Map makers have also gotten clever. Over on Reddit, builders regularly share datapacks that auto-reset your position and track splits. That means a homemade speed world can feel as polished as something off a big server. Actually, let me walk that back slightly: the polish depends heavily on the creator. Some community maps are rough. But the tools are there for anyone who wants to put in the time.
Setting up your own speed world
You've got two routes. Play someone else's map, or build your own. Both are easy enough that you don't need to be a redstone wizard.
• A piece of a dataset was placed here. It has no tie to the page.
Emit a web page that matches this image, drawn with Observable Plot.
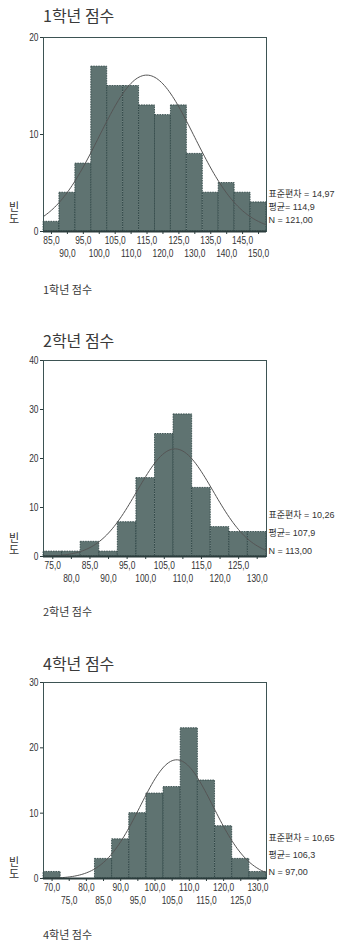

If you just want to play, the fastest path is finding a server that already hosts speed and parkour content. A good Minecraft server list will sort minigame and parkour servers for you, so you're not joining random IPs and hoping for the best. Filter by game type, check the player count, jump in.
Want friends to join your own world? You'll need a way for them to connect. Rather than handing out a string of numbers nobody can remember, grab a free Minecraft DNS address and point it at your server. Then it's just "join speedworld.example" instead of reciting an IP over voice chat. Small thing. Saves a lot of hassle.
For building, start small. A single parkour line teaches you spacing and timing before you commit to a full course. Use command blocks for the timer and a couple of pressure plates for start and finish. That's a working speed map in about twenty minutes.
- Pick a theme first: a tower climb plays very differently from a flat sprint.
- Mark the path clearly: colored wool or concrete reads better than guesswork.
- Test every jump yourself: if you can't do it consistently, neither can your players.
- Add a reset button: nobody wants to walk back to the start after a fall.
My take: are speed worlds worth your time?
Yes, with one honest caveat. Speed maps are some of the most replayable content in Minecraft because the goal is always "beat your last time," and that loop never really gets old. I've gone back to the same parkour course a dozen times just to trim two seconds.

But they're not for everyone. Here's the thing, if you play Minecraft to relax and build slowly, a timer breathing down your neck is the opposite of fun. That's fair. Speed worlds are a flavor, not the whole meal.
For anyone who likes a challenge with a clear win condition, though? Hard to beat. The Tubbo-style energy (fast, a little chaotic, very competitive) translates perfectly into map form, and the community keeps churning out fresh courses every week.
Ever rage-quit a four-block jump and immediately load back in? Then you already get it. That's the appeal in one sentence.
Before you dive in
Grab a map, set up a clean way for friends to connect, and give yourself permission to fail the first ten runs. Speed worlds reward repetition, not talent. The seconds come off eventually, and that moment when a run finally clicks is the best feeling Minecraft has to offer that doesn't involve finding diamonds.